3.68: Court options to deal with significant deficiencies
10.29: General rule for payment of litigation costs
10.33: Court considerations in making costs award

Case Summary

In 2020, Mr. Weidenfeld filed a Statement of Claim (“2020 Lawsuit”) naming Alberta and Canada as Defendants, demanding a number of declarations and that the Court order Alberta to implement certain steps to provide for and fund housing.

Justice Rooke A.C.J. issued Weidenfeld v Alberta, 2020 ABQB 451 (“Weidenfeld #1”) which concluded that Mr. Weidenfeld’s claims in the 2020 Lawsuit were prima facie hopeless and illegal, and an abuse of the Court. Mr. Weidenfeld voluntarily discontinued his Action against Alberta and Canada. In a later written Decision reported as Weidenfeld v Alberta, 2020 ABQB 472 (“Weidenfeld #2”), Rooke A.C.J. did not assess Costs against Mr. Weidenfeld. His Lordship took note that Mr. Weidenfeld acknowledged his actions against Alberta and Canada had no basis in law, and apologized to the Court and Premier Kenny.

In 2021, Mr. Weidenfeld filed an Application (“2021 Application”), seeking Court declarations that: (1) certain sections of the Residential Tenancies Act, RSA 2000, c R-17 are unconstitutional as they breach section 7 of the Canadian Charter of Rights and Freedoms (the “Charter”) (2) housing is a “necessity of life”, protected by section 7 of the Charter and therefore the Alberta Housing Act, RSA 2000, c A-25 must be amended accordingly and that regulations are enacted in relation to “unreasonable” “deprivation of housing” and “degradation ... of housing”; and (3) section 7 of the Charter includes “adequate and affordable housing”, with rents of no more than 30% of monthly income.

Alberta applied to strike out the 2021 Application pursuant to Rule 3.68 on the basis that Mr. Weidenfeld was re-litigating issues decided in Weidenfeld #1 and Weidenfeld #2. Alternatively, Alberta argued that the remedies sought were non-justiciable and hopeless.

Justice Kendell noted that evaluation of the 2021 Application under Rule 3.68 had two discrete and separate aspects that yielded two separate questions: (1) was the 2021 Application a prohibited collateral attack and re-litigation of issues decided by Weidenfeld #1 and #2;  and (2) were the claims made in the 2021 Application legally hopeless and/or non-justiciable, and therefore was the 2021 Application an abuse of the Court and Alberta?

Under the first aspect, Kendell J. found that the 2021 Application was a collateral attack in two separate senses: (1) Mr. Weidenfeld was re-litigating issues, and (2) Mr. Weidenfeld was attacking the Court’s conclusions on those issues. Either was held to be an independent basis to strike out the 2021 Application. Kendell J. therefore ordered that the 2021 Application be struck out pursuant to Rule 3.68.

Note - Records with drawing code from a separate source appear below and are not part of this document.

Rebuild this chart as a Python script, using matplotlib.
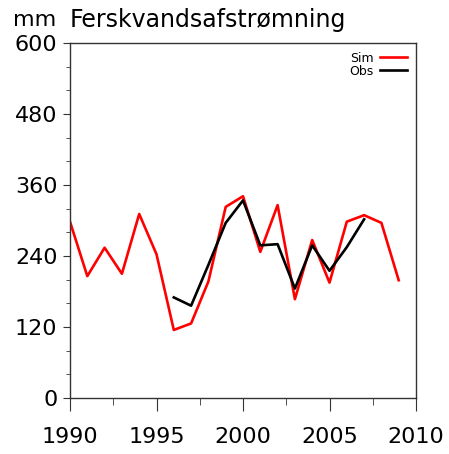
import numpy as np
import matplotlib.pyplot as plt
from matplotlib.ticker import MultipleLocator

# annual freshwater runoff, mm
sim_years = np.arange(1990, 2010)
sim_mm = [298, 206, 254, 210, 311, 243, 115, 126, 197, 323,
          341, 247, 326, 167, 267, 195, 298, 309, 296, 199]
obs_years = np.arange(1996, 2008)
obs_mm = [170, 156, 225, 296, 334, 258, 260, 185, 258, 215, 255, 302]

fig = plt.figure(figsize=(4.49, 4.54), dpi=100)
ax = fig.add_axes([70 / 449, 56 / 454, 346 / 449, 355 / 454])

ax.plot(sim_years, sim_mm, color='#ff0000', lw=1.9, label='Sim')
ax.plot(obs_years, obs_mm, color='black', lw=1.9, label='Obs')

ax.set_xlim(1990, 2010)
ax.set_ylim(0, 600)
ax.xaxis.set_major_locator(MultipleLocator(5))
ax.xaxis.set_minor_locator(MultipleLocator(2.5))
ax.yaxis.set_major_locator(MultipleLocator(120))
ax.yaxis.set_minor_locator(MultipleLocator(40))
ax.tick_params(which='major', direction='out', labelsize=16, color='#333333')
ax.tick_params(axis='x', which='major', length=9, pad=12)
ax.tick_params(axis='x', which='minor', length=5, color='#333333')
ax.tick_params(axis='y', which='major', length=5, pad=4)
ax.tick_params(axis='y', which='minor', length=3, color='#333333')
for s in ax.spines.values():
    s.set_color('#333333')
    s.set_linewidth(1.0)

leg = ax.legend(loc='upper right', frameon=False, markerfirst=False,
                fontsize=9, handlelength=2.2, labelspacing=0.0,
                borderaxespad=0.3, handletextpad=0.5)

fig.text(13 / 449, 1 - 20 / 454, 'mm', fontsize=16, va='center')
fig.text(70 / 449, 1 - 20 / 454, 'Ferskvandsafstrømning', fontsize=17, va='center')

fig.savefig('out.png', dpi=100)
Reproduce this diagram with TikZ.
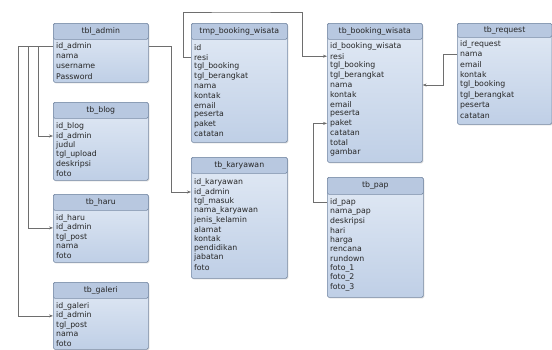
\documentclass[tikz,border=0pt]{standalone}
\usepackage{fontspec}
\setsansfont{DejaVu Sans}
\usetikzlibrary{arrows.meta,shadows}
\definecolor{tblline}{HTML}{7A8CA6}
\definecolor{tbltop}{HTML}{E2EAF5}
\definecolor{tblbot}{HTML}{BFCFE6}
\definecolor{tblhead}{HTML}{B8C8E0}
\definecolor{fkgray}{HTML}{6E6E6E}

\begin{document}
\begin{tikzpicture}[
    x=1pt, y=-1pt,
    tablebox/.style={draw=tblline, line width=0.6pt, rounded corners=1.5pt, top color=tbltop, bottom color=tblbot, anchor=north west, inner sep=0pt, drop shadow={shadow xshift=1pt, shadow yshift=-1pt, opacity=0.3}},
    tablehead/.style={draw=tblline, line width=0.6pt, fill=tblhead, rounded corners=1.5pt, anchor=north, inner sep=0pt, font=\sffamily\fontsize{7.8}{8}\selectfont, text=black!85},
    field/.style={anchor=west, inner sep=0pt, font=\sffamily\fontsize{7.8}{8}\selectfont, text=black!85},
    fkline/.style={draw=fkgray, line width=0.6pt, -{Stealth[length=4pt,width=3pt]}}
]
\useasboundingbox (0,0) rectangle (552,349);

% left column
\node[tablebox, minimum width=95, minimum height=59] (admin) at (53,23) {};
\node[tablehead, minimum width=95, minimum height=16] (admin-h) at (admin.north) {tbl\_admin};
\foreach \f [count=\i] in {id\_admin,nama,username,Password}
  \path (admin-h.south west) ++(3,{7+(\i-1)*10}) node[field] (admin-\i) {\f};

\node[tablebox, minimum width=95, minimum height=78] (blog) at (53,102) {};
\node[tablehead, minimum width=95, minimum height=16] (blog-h) at (blog.north) {tb\_blog};
\foreach \f [count=\i] in {id\_blog,id\_admin,judul,tgl\_upload,deskripsi,foto}
  \path (blog-h.south west) ++(3,{8+(\i-1)*9.4}) node[field] (blog-\i) {\f};

\node[tablebox, minimum width=95, minimum height=68] (haru) at (53,194) {};
\node[tablehead, minimum width=95, minimum height=16] (haru-h) at (haru.north) {tb\_haru};
\foreach \f [count=\i] in {id\_haru,id\_admin,tgl\_post,nama,foto}
  \path (haru-h.south west) ++(3,{8+(\i-1)*9.3}) node[field] (haru-\i) {\f};

\node[tablebox, minimum width=95, minimum height=67] (galeri) at (53,282) {};
\node[tablehead, minimum width=95, minimum height=16] (galeri-h) at (galeri.north) {tb\_galeri};
\foreach \f [count=\i] in {id\_galeri,id\_admin,tgl\_post,nama,foto}
  \path (galeri-h.south west) ++(3,{8+(\i-1)*9.3}) node[field] (galeri-\i) {\f};

% middle column
\node[tablebox, minimum width=96, minimum height=119] (tmp) at (191,23) {};
\node[tablehead, minimum width=96, minimum height=16] (tmp-h) at (tmp.north) {tmp\_booking\_wisata};
\foreach \f [count=\i] in {id,resi,tgl\_booking,tgl\_berangkat,nama,kontak,email,peserta,paket,catatan}
  \path (tmp-h.south west) ++(3,{8+(\i-1)*9.6}) node[field] (tmp-\i) {\f};

\node[tablebox, minimum width=96, minimum height=121] (karyawan) at (191,157) {};
\node[tablehead, minimum width=96, minimum height=16] (karyawan-h) at (karyawan.north) {tb\_karyawan};
\foreach \f [count=\i] in {id\_karyawan,id\_admin,tgl\_masuk,nama\_karyawan,jenis\_kelamin,alamat,kontak,pendidikan,jabatan,foto}
  \path (karyawan-h.south west) ++(3,{9+(\i-1)*9.4}) node[field] (karyawan-\i) {\f};

% right column
\node[tablebox, minimum width=95, minimum height=139] (booking) at (327,23) {};
\node[tablehead, minimum width=95, minimum height=16] (booking-h) at (booking.north) {tb\_booking\_wisata};
\foreach \f [count=\i] in {id\_booking\_wisata,resi,tgl\_booking,tgl\_berangkat,nama,kontak,email,peserta,paket,catatan,total,gambar}
  \path (booking-h.south west) ++(3,{7+(\i-1)*9.6}) node[field] (booking-\i) {\f};

\node[tablebox, minimum width=96, minimum height=120] (pap) at (327,177) {};
\node[tablehead, minimum width=96, minimum height=17] (pap-h) at (pap.north) {tb\_pap};
\foreach \f [count=\i] in {id\_pap,nama\_pap,deskripsi,hari,harga,rencana,rundown,foto\_1,foto\_2,foto\_3}
  \path (pap-h.south west) ++(3,{8+(\i-1)*9.4}) node[field] (pap-\i) {\f};

\node[tablebox, minimum width=94.5, minimum height=101] (request) at (457,23) {};
\node[tablehead, minimum width=94.5, minimum height=14] (request-h) at (request.north) {tb\_request};
\foreach \f [count=\i] in {id\_request,nama,email,kontak,tgl\_booking,tgl\_berangkat,peserta,catatan}
  \path (request-h.south west) ++(3,{6.5+(\i-1)*10.2}) node[field] (request-\i) {\f};

% relations
\draw[fkline] (admin.west |- admin-1) -- ++(-15,0) |- (blog.west |- blog-2);
\draw[fkline] (admin.west |- admin-1) -- ++(-25,0) |- (haru.west |- haru-2);
\draw[fkline] (admin.west |- admin-1) -- ++(-35,0) |- (galeri.west |- galeri-2);
\draw[fkline] (admin.east |- admin-1) -- ++(23,0) |- (karyawan.west |- karyawan-2);
\draw[fkline] (tmp.west |- tmp-2) -- ++(-8,0) |- ([yshift=11pt]tmp.north) -| ([xshift=-25pt]booking.west |- booking-2) -- (booking.west |- booking-2);
\draw[fkline] (pap.west |- pap-1) -- ++(-14,0) |- (booking.west |- booking-9);
\draw[fkline] (request.west |- request-2) -- ++(-14,0) |- (booking.east |- booking-5);
\end{tikzpicture}
\end{document}
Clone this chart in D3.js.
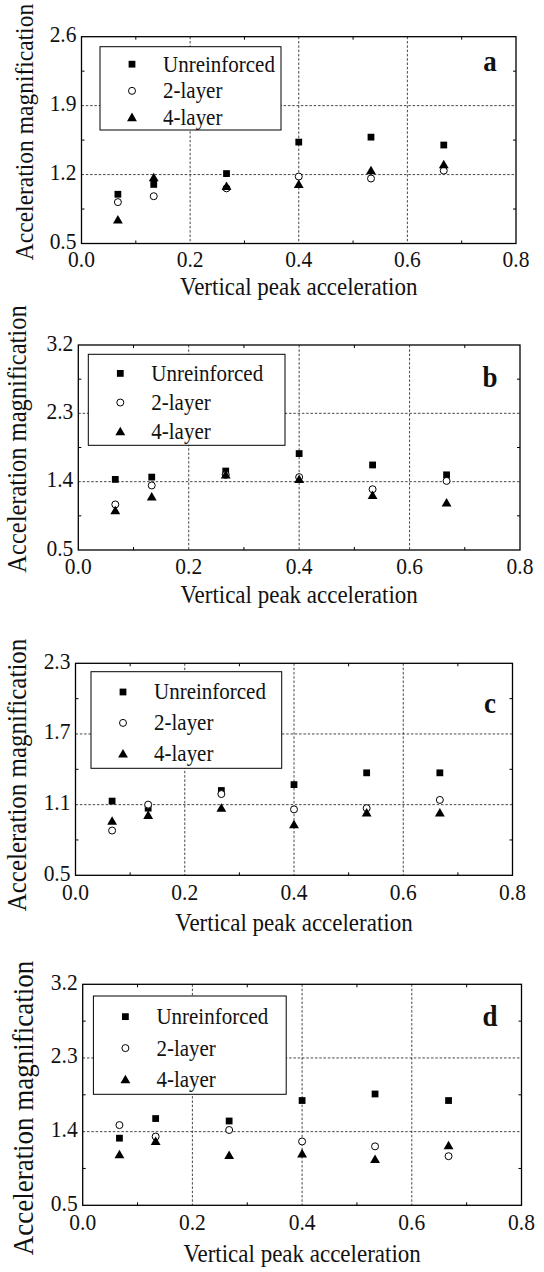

Under the second aspect the Court agreed with Alberta that Mr. Weidenfeld had not raised any valid claim because: (1) the Charter does not provide for property and economic rights, including a right to housing, and (2) the issues and remedies sought were non-justiciable.

Kendell J. concluded under Rule 10.29(1) that Alberta had been completely successful in the Application, and therefore was presumptively due Costs. Considering the broad implications of Mr. Weidenfeld’s claims, that Mr. Weidenfeld had engaged in three-fold re-litigation, and that Mr. Weidenfeld had persisted in continuing his claims in the face of settled law that he was entirely aware of, Kendell J. further concluded that the litigation implicated many of the criteria for an elevated Cost Award as identified in Rule 10.33. Based on the foregoing, Kendell J. ordered that Mr. Weidenfeld pay Alberta $4,000 in Costs.